--- START OF Supplied material ---

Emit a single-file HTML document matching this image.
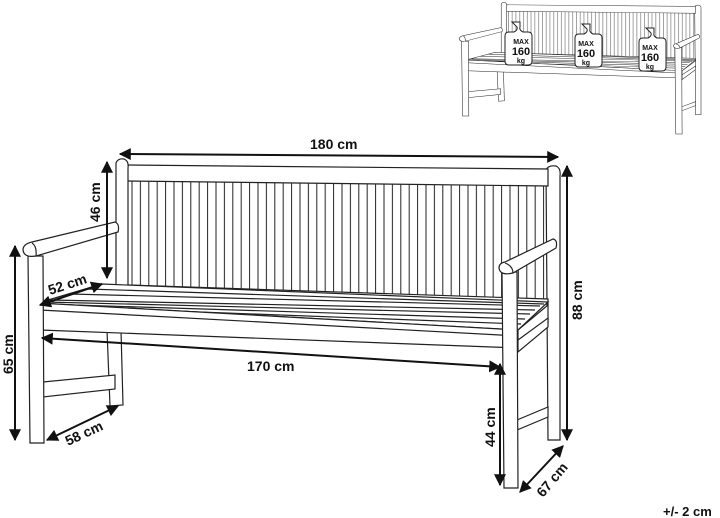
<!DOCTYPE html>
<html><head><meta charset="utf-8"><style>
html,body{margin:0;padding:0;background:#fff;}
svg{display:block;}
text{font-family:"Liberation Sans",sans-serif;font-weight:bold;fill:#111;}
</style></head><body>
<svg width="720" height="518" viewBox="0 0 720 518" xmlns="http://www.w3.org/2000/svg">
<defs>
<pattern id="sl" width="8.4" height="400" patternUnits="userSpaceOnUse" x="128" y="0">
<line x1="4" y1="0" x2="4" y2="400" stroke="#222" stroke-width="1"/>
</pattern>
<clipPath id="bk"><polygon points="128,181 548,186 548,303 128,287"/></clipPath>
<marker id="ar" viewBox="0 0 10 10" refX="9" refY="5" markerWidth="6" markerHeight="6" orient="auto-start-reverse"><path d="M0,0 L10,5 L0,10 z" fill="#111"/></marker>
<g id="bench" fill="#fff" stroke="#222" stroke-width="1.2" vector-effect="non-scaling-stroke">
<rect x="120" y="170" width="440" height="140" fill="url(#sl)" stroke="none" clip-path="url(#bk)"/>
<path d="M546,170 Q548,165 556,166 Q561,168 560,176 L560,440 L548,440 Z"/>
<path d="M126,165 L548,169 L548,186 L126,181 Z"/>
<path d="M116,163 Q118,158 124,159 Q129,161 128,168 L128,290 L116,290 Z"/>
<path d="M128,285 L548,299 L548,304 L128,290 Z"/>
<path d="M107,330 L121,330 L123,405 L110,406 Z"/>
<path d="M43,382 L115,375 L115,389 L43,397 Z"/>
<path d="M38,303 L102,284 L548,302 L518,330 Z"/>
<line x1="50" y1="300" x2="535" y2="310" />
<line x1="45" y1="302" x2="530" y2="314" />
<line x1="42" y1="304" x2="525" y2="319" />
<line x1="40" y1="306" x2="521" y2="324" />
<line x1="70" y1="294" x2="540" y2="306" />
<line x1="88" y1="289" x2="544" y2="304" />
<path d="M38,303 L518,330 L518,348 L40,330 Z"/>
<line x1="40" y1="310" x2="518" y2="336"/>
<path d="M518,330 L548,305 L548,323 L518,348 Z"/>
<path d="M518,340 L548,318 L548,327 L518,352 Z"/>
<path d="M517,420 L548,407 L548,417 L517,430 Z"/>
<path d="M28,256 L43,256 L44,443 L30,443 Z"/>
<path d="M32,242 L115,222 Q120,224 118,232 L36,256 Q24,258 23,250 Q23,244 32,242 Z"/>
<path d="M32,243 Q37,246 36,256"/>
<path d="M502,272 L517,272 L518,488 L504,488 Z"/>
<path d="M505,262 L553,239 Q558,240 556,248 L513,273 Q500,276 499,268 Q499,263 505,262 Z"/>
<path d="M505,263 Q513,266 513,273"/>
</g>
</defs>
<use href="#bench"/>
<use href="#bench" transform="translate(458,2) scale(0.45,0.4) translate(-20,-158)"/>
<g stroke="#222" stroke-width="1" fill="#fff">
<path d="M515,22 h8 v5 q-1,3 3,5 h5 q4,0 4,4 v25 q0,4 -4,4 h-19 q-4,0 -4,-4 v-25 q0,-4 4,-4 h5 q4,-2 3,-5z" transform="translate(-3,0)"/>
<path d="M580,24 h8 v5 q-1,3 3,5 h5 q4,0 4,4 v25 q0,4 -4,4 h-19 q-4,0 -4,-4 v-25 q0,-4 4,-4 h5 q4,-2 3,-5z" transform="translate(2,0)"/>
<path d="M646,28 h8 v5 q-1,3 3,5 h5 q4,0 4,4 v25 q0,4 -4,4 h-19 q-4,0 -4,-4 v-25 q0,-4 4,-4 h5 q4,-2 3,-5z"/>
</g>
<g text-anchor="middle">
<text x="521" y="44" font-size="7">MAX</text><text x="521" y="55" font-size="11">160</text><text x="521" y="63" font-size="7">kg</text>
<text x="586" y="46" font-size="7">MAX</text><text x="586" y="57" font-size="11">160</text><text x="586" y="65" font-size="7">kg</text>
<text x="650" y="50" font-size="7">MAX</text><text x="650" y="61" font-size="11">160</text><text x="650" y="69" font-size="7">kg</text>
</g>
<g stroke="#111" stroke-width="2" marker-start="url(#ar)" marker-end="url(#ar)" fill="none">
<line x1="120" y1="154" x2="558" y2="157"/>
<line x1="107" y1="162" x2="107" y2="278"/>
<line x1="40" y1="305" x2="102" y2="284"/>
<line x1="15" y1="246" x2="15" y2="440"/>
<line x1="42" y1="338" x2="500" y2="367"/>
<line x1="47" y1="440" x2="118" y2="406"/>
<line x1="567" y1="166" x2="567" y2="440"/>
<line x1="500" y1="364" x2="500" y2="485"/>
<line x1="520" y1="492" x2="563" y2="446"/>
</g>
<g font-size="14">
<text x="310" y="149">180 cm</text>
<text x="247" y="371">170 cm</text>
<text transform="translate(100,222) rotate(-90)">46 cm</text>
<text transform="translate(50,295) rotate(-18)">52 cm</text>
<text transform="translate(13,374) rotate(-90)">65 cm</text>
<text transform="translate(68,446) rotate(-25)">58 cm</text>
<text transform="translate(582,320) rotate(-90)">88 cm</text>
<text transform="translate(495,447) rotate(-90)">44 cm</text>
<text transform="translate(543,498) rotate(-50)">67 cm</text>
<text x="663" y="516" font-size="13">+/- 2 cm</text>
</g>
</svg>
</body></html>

--- END OF Supplied material ---

◆ Exercise aim
Leave the pictures out and copy the rest of the data exactly.

◆ Result
Emit a single-file HTML document matching this image.
<!DOCTYPE html>
<html><head><meta charset="utf-8"><style>
html,body{margin:0;padding:0;background:#fff;}
svg{display:block;}
text{font-family:"Liberation Sans",sans-serif;font-weight:bold;fill:#111;}
</style></head><body>
<svg width="720" height="518" viewBox="0 0 720 518" xmlns="http://www.w3.org/2000/svg">
<defs>
<pattern id="sl" width="8.4" height="400" patternUnits="userSpaceOnUse" x="128" y="0">
<line x1="4" y1="0" x2="4" y2="400" stroke="#222" stroke-width="1"/>
</pattern>
<clipPath id="bk"><polygon points="128,181 548,186 548,303 128,287"/></clipPath>
<marker id="ar" viewBox="0 0 10 10" refX="9" refY="5" markerWidth="6" markerHeight="6" orient="auto-start-reverse"><path d="M0,0 L10,5 L0,10 z" fill="#111"/></marker>
<g id="bench" fill="#fff" stroke="#222" stroke-width="1.2" vector-effect="non-scaling-stroke">
<rect x="120" y="170" width="440" height="140" fill="url(#sl)" stroke="none" clip-path="url(#bk)"/>
<path d="M546,170 Q548,165 556,166 Q561,168 560,176 L560,440 L548,440 Z"/>
<path d="M126,165 L548,169 L548,186 L126,181 Z"/>
<path d="M116,163 Q118,158 124,159 Q129,161 128,168 L128,290 L116,290 Z"/>
<path d="M128,285 L548,299 L548,304 L128,290 Z"/>
<path d="M107,330 L121,330 L123,405 L110,406 Z"/>
<path d="M43,382 L115,375 L115,389 L43,397 Z"/>
<path d="M38,303 L102,284 L548,302 L518,330 Z"/>
<line x1="50" y1="300" x2="535" y2="310" />
<line x1="45" y1="302" x2="530" y2="314" />
<line x1="42" y1="304" x2="525" y2="319" />
<line x1="40" y1="306" x2="521" y2="324" />
<line x1="70" y1="294" x2="540" y2="306" />
<line x1="88" y1="289" x2="544" y2="304" />
<path d="M38,303 L518,330 L518,348 L40,330 Z"/>
<line x1="40" y1="310" x2="518" y2="336"/>
<path d="M518,330 L548,305 L548,323 L518,348 Z"/>
<path d="M518,340 L548,318 L548,327 L518,352 Z"/>
<path d="M517,420 L548,407 L548,417 L517,430 Z"/>
<path d="M28,256 L43,256 L44,443 L30,443 Z"/>
<path d="M32,242 L115,222 Q120,224 118,232 L36,256 Q24,258 23,250 Q23,244 32,242 Z"/>
<path d="M32,243 Q37,246 36,256"/>
<path d="M502,272 L517,272 L518,488 L504,488 Z"/>
<path d="M505,262 L553,239 Q558,240 556,248 L513,273 Q500,276 499,268 Q499,263 505,262 Z"/>
<path d="M505,263 Q513,266 513,273"/>
</g>
</defs>
<use href="#bench"/>
<use href="#bench" transform="translate(458,2) scale(0.45,0.4) translate(-20,-158)"/>
<g stroke="#222" stroke-width="1" fill="#fff">
<path d="M515,22 h8 v5 q-1,3 3,5 h5 q4,0 4,4 v25 q0,4 -4,4 h-19 q-4,0 -4,-4 v-25 q0,-4 4,-4 h5 q4,-2 3,-5z" transform="translate(-3,0)"/>
<path d="M580,24 h8 v5 q-1,3 3,5 h5 q4,0 4,4 v25 q0,4 -4,4 h-19 q-4,0 -4,-4 v-25 q0,-4 4,-4 h5 q4,-2 3,-5z" transform="translate(2,0)"/>
<path d="M646,28 h8 v5 q-1,3 3,5 h5 q4,0 4,4 v25 q0,4 -4,4 h-19 q-4,0 -4,-4 v-25 q0,-4 4,-4 h5 q4,-2 3,-5z"/>
</g>
<g text-anchor="middle">
<text x="521" y="44" font-size="7">MAX</text><text x="521" y="55" font-size="11">160</text><text x="521" y="63" font-size="7">kg</text>
<text x="586" y="46" font-size="7">MAX</text><text x="586" y="57" font-size="11">160</text><text x="586" y="65" font-size="7">kg</text>
<text x="650" y="50" font-size="7">MAX</text><text x="650" y="61" font-size="11">160</text><text x="650" y="69" font-size="7">kg</text>
</g>
<g stroke="#111" stroke-width="2" marker-start="url(#ar)" marker-end="url(#ar)" fill="none">
<line x1="120" y1="154" x2="558" y2="157"/>
<line x1="107" y1="162" x2="107" y2="278"/>
<line x1="40" y1="305" x2="102" y2="284"/>
<line x1="15" y1="246" x2="15" y2="440"/>
<line x1="42" y1="338" x2="500" y2="367"/>
<line x1="47" y1="440" x2="118" y2="406"/>
<line x1="567" y1="166" x2="567" y2="440"/>
<line x1="500" y1="364" x2="500" y2="485"/>
<line x1="520" y1="492" x2="563" y2="446"/>
</g>
<g font-size="14">
<text x="310" y="149">180 cm</text>
<text x="247" y="371">170 cm</text>
<text transform="translate(100,222) rotate(-90)">46 cm</text>
<text transform="translate(50,295) rotate(-18)">52 cm</text>
<text transform="translate(13,374) rotate(-90)">65 cm</text>
<text transform="translate(68,446) rotate(-25)">58 cm</text>
<text transform="translate(582,320) rotate(-90)">88 cm</text>
<text transform="translate(495,447) rotate(-90)">44 cm</text>
<text transform="translate(543,498) rotate(-50)">67 cm</text>
<text x="663" y="516" font-size="13">+/- 2 cm</text>
</g>
</svg>
</body></html>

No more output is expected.